▶ _PROBLEM STATEMENT_
Set all the material down again unchanged, without the pictures.

start RAW DATA

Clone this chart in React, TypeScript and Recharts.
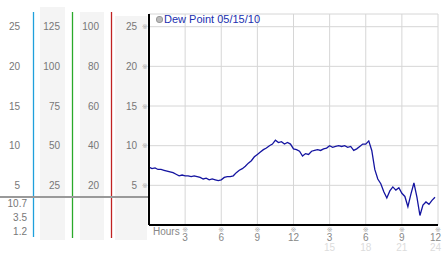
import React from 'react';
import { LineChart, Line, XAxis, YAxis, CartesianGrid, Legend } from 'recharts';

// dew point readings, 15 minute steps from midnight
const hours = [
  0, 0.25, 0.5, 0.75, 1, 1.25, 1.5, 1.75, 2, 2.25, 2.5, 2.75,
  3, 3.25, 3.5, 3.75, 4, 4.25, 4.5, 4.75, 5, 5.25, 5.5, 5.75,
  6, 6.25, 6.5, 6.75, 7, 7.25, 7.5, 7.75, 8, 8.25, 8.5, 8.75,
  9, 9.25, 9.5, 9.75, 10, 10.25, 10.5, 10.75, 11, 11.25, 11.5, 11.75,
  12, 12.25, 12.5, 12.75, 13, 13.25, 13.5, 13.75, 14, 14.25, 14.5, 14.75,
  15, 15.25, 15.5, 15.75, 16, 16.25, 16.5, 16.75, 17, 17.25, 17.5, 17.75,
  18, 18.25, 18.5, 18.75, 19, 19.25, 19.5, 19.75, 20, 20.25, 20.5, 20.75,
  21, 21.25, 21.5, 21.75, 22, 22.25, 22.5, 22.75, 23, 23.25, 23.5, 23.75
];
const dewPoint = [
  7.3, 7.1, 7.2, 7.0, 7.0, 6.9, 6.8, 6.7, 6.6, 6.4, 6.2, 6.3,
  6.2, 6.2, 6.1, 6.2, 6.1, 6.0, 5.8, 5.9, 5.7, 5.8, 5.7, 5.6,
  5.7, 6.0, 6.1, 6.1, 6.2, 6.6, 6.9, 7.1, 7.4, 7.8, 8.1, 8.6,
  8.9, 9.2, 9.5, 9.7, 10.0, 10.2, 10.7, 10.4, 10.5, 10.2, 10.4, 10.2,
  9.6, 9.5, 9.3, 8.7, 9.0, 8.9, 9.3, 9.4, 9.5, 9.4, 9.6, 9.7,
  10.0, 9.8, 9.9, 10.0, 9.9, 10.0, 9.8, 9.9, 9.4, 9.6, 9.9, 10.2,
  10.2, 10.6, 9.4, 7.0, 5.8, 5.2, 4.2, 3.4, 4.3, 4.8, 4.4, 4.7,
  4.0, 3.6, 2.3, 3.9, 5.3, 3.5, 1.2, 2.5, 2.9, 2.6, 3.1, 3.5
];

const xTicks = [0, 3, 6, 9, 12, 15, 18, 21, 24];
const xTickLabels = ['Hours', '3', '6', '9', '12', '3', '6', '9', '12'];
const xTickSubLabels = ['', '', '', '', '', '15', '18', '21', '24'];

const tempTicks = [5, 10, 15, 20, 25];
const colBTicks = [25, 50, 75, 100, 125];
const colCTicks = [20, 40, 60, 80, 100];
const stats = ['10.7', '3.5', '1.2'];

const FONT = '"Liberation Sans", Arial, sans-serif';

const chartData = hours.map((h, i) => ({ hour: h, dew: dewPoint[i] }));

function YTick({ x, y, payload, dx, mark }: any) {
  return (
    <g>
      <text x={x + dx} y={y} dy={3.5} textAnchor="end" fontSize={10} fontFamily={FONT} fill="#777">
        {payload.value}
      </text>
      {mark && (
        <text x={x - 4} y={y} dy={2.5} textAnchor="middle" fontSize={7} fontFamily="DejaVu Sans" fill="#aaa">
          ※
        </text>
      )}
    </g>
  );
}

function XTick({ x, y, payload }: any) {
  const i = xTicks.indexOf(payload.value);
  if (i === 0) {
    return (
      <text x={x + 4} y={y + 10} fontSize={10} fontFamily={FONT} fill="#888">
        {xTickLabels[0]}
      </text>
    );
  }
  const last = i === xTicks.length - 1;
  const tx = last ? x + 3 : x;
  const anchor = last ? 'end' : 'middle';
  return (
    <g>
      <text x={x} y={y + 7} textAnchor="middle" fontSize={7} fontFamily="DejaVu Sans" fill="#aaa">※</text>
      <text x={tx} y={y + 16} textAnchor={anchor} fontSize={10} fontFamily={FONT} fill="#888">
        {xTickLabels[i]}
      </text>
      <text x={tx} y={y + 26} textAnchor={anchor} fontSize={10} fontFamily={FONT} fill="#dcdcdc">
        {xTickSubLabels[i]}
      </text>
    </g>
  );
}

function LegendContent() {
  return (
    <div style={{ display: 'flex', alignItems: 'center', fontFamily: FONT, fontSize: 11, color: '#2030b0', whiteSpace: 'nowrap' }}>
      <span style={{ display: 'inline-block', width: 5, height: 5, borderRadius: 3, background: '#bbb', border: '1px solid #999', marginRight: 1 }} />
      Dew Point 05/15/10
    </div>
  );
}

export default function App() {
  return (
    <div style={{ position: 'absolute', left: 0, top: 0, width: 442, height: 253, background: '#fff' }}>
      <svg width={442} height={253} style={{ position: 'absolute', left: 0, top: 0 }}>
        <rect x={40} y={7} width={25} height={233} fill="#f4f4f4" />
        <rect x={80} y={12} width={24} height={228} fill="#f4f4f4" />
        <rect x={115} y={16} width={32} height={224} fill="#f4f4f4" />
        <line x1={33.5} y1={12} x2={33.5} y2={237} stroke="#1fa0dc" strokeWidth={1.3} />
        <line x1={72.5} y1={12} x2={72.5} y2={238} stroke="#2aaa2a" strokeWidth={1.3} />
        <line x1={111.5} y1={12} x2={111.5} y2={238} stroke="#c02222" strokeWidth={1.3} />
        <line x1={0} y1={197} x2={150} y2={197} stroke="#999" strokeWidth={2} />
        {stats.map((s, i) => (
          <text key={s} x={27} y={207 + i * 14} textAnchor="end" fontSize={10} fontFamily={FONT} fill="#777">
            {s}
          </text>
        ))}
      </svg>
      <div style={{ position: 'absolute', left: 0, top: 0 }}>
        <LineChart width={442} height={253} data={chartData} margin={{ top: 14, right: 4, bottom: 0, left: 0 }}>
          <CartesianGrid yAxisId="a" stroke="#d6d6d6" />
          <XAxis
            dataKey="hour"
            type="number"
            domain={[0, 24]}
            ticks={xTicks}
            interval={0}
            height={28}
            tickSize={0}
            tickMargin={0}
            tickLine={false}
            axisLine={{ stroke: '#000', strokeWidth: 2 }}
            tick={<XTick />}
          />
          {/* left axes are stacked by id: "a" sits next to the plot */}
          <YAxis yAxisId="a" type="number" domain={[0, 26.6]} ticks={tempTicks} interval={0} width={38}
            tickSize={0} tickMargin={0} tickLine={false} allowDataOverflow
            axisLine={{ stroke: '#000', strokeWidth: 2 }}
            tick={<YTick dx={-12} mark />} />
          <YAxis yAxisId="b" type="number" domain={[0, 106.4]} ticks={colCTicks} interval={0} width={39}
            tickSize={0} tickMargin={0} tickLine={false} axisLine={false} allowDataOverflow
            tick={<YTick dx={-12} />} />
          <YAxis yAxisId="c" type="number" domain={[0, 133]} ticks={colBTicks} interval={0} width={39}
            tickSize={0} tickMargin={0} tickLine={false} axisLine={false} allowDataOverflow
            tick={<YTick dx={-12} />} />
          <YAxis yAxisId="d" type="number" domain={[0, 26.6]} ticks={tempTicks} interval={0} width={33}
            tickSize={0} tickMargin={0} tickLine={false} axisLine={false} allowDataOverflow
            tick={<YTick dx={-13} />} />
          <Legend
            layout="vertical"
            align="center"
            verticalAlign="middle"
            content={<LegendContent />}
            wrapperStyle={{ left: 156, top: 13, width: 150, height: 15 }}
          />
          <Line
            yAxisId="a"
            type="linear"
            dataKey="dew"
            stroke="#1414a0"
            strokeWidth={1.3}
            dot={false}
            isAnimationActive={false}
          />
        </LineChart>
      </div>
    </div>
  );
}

end RAW DATA

▶ _WRITTEN RESPONSE_
Clone this chart in React, TypeScript and Recharts.
import React from 'react';
import { LineChart, Line, XAxis, YAxis, CartesianGrid, Legend } from 'recharts';

// dew point readings, 15 minute steps from midnight
const hours = [
  0, 0.25, 0.5, 0.75, 1, 1.25, 1.5, 1.75, 2, 2.25, 2.5, 2.75,
  3, 3.25, 3.5, 3.75, 4, 4.25, 4.5, 4.75, 5, 5.25, 5.5, 5.75,
  6, 6.25, 6.5, 6.75, 7, 7.25, 7.5, 7.75, 8, 8.25, 8.5, 8.75,
  9, 9.25, 9.5, 9.75, 10, 10.25, 10.5, 10.75, 11, 11.25, 11.5, 11.75,
  12, 12.25, 12.5, 12.75, 13, 13.25, 13.5, 13.75, 14, 14.25, 14.5, 14.75,
  15, 15.25, 15.5, 15.75, 16, 16.25, 16.5, 16.75, 17, 17.25, 17.5, 17.75,
  18, 18.25, 18.5, 18.75, 19, 19.25, 19.5, 19.75, 20, 20.25, 20.5, 20.75,
  21, 21.25, 21.5, 21.75, 22, 22.25, 22.5, 22.75, 23, 23.25, 23.5, 23.75
];
const dewPoint = [
  7.3, 7.1, 7.2, 7.0, 7.0, 6.9, 6.8, 6.7, 6.6, 6.4, 6.2, 6.3,
  6.2, 6.2, 6.1, 6.2, 6.1, 6.0, 5.8, 5.9, 5.7, 5.8, 5.7, 5.6,
  5.7, 6.0, 6.1, 6.1, 6.2, 6.6, 6.9, 7.1, 7.4, 7.8, 8.1, 8.6,
  8.9, 9.2, 9.5, 9.7, 10.0, 10.2, 10.7, 10.4, 10.5, 10.2, 10.4, 10.2,
  9.6, 9.5, 9.3, 8.7, 9.0, 8.9, 9.3, 9.4, 9.5, 9.4, 9.6, 9.7,
  10.0, 9.8, 9.9, 10.0, 9.9, 10.0, 9.8, 9.9, 9.4, 9.6, 9.9, 10.2,
  10.2, 10.6, 9.4, 7.0, 5.8, 5.2, 4.2, 3.4, 4.3, 4.8, 4.4, 4.7,
  4.0, 3.6, 2.3, 3.9, 5.3, 3.5, 1.2, 2.5, 2.9, 2.6, 3.1, 3.5
];

const xTicks = [0, 3, 6, 9, 12, 15, 18, 21, 24];
const xTickLabels = ['Hours', '3', '6', '9', '12', '3', '6', '9', '12'];
const xTickSubLabels = ['', '', '', '', '', '15', '18', '21', '24'];

const tempTicks = [5, 10, 15, 20, 25];
const colBTicks = [25, 50, 75, 100, 125];
const colCTicks = [20, 40, 60, 80, 100];
const stats = ['10.7', '3.5', '1.2'];

const FONT = '"Liberation Sans", Arial, sans-serif';

const chartData = hours.map((h, i) => ({ hour: h, dew: dewPoint[i] }));

function YTick({ x, y, payload, dx, mark }: any) {
  return (
    <g>
      <text x={x + dx} y={y} dy={3.5} textAnchor="end" fontSize={10} fontFamily={FONT} fill="#777">
        {payload.value}
      </text>
      {mark && (
        <text x={x - 4} y={y} dy={2.5} textAnchor="middle" fontSize={7} fontFamily="DejaVu Sans" fill="#aaa">
          ※
        </text>
      )}
    </g>
  );
}

function XTick({ x, y, payload }: any) {
  const i = xTicks.indexOf(payload.value);
  if (i === 0) {
    return (
      <text x={x + 4} y={y + 10} fontSize={10} fontFamily={FONT} fill="#888">
        {xTickLabels[0]}
      </text>
    );
  }
  const last = i === xTicks.length - 1;
  const tx = last ? x + 3 : x;
  const anchor = last ? 'end' : 'middle';
  return (
    <g>
      <text x={x} y={y + 7} textAnchor="middle" fontSize={7} fontFamily="DejaVu Sans" fill="#aaa">※</text>
      <text x={tx} y={y + 16} textAnchor={anchor} fontSize={10} fontFamily={FONT} fill="#888">
        {xTickLabels[i]}
      </text>
      <text x={tx} y={y + 26} textAnchor={anchor} fontSize={10} fontFamily={FONT} fill="#dcdcdc">
        {xTickSubLabels[i]}
      </text>
    </g>
  );
}

function LegendContent() {
  return (
    <div style={{ display: 'flex', alignItems: 'center', fontFamily: FONT, fontSize: 11, color: '#2030b0', whiteSpace: 'nowrap' }}>
      <span style={{ display: 'inline-block', width: 5, height: 5, borderRadius: 3, background: '#bbb', border: '1px solid #999', marginRight: 1 }} />
      Dew Point 05/15/10
    </div>
  );
}

export default function App() {
  return (
    <div style={{ position: 'absolute', left: 0, top: 0, width: 442, height: 253, background: '#fff' }}>
      <svg width={442} height={253} style={{ position: 'absolute', left: 0, top: 0 }}>
        <rect x={40} y={7} width={25} height={233} fill="#f4f4f4" />
        <rect x={80} y={12} width={24} height={228} fill="#f4f4f4" />
        <rect x={115} y={16} width={32} height={224} fill="#f4f4f4" />
        <line x1={33.5} y1={12} x2={33.5} y2={237} stroke="#1fa0dc" strokeWidth={1.3} />
        <line x1={72.5} y1={12} x2={72.5} y2={238} stroke="#2aaa2a" strokeWidth={1.3} />
        <line x1={111.5} y1={12} x2={111.5} y2={238} stroke="#c02222" strokeWidth={1.3} />
        <line x1={0} y1={197} x2={150} y2={197} stroke="#999" strokeWidth={2} />
        {stats.map((s, i) => (
          <text key={s} x={27} y={207 + i * 14} textAnchor="end" fontSize={10} fontFamily={FONT} fill="#777">
            {s}
          </text>
        ))}
      </svg>
      <div style={{ position: 'absolute', left: 0, top: 0 }}>
        <LineChart width={442} height={253} data={chartData} margin={{ top: 14, right: 4, bottom: 0, left: 0 }}>
          <CartesianGrid yAxisId="a" stroke="#d6d6d6" />
          <XAxis
            dataKey="hour"
            type="number"
            domain={[0, 24]}
            ticks={xTicks}
            interval={0}
            height={28}
            tickSize={0}
            tickMargin={0}
            tickLine={false}
            axisLine={{ stroke: '#000', strokeWidth: 2 }}
            tick={<XTick />}
          />
          {/* left axes are stacked by id: "a" sits next to the plot */}
          <YAxis yAxisId="a" type="number" domain={[0, 26.6]} ticks={tempTicks} interval={0} width={38}
            tickSize={0} tickMargin={0} tickLine={false} allowDataOverflow
            axisLine={{ stroke: '#000', strokeWidth: 2 }}
            tick={<YTick dx={-12} mark />} />
          <YAxis yAxisId="b" type="number" domain={[0, 106.4]} ticks={colCTicks} interval={0} width={39}
            tickSize={0} tickMargin={0} tickLine={false} axisLine={false} allowDataOverflow
            tick={<YTick dx={-12} />} />
          <YAxis yAxisId="c" type="number" domain={[0, 133]} ticks={colBTicks} interval={0} width={39}
            tickSize={0} tickMargin={0} tickLine={false} axisLine={false} allowDataOverflow
            tick={<YTick dx={-12} />} />
          <YAxis yAxisId="d" type="number" domain={[0, 26.6]} ticks={tempTicks} interval={0} width={33}
            tickSize={0} tickMargin={0} tickLine={false} axisLine={false} allowDataOverflow
            tick={<YTick dx={-13} />} />
          <Legend
            layout="vertical"
            align="center"
            verticalAlign="middle"
            content={<LegendContent />}
            wrapperStyle={{ left: 156, top: 13, width: 150, height: 15 }}
          />
          <Line
            yAxisId="a"
            type="linear"
            dataKey="dew"
            stroke="#1414a0"
            strokeWidth={1.3}
            dot={false}
            isAnimationActive={false}
          />
        </LineChart>
      </div>
    </div>
  );
}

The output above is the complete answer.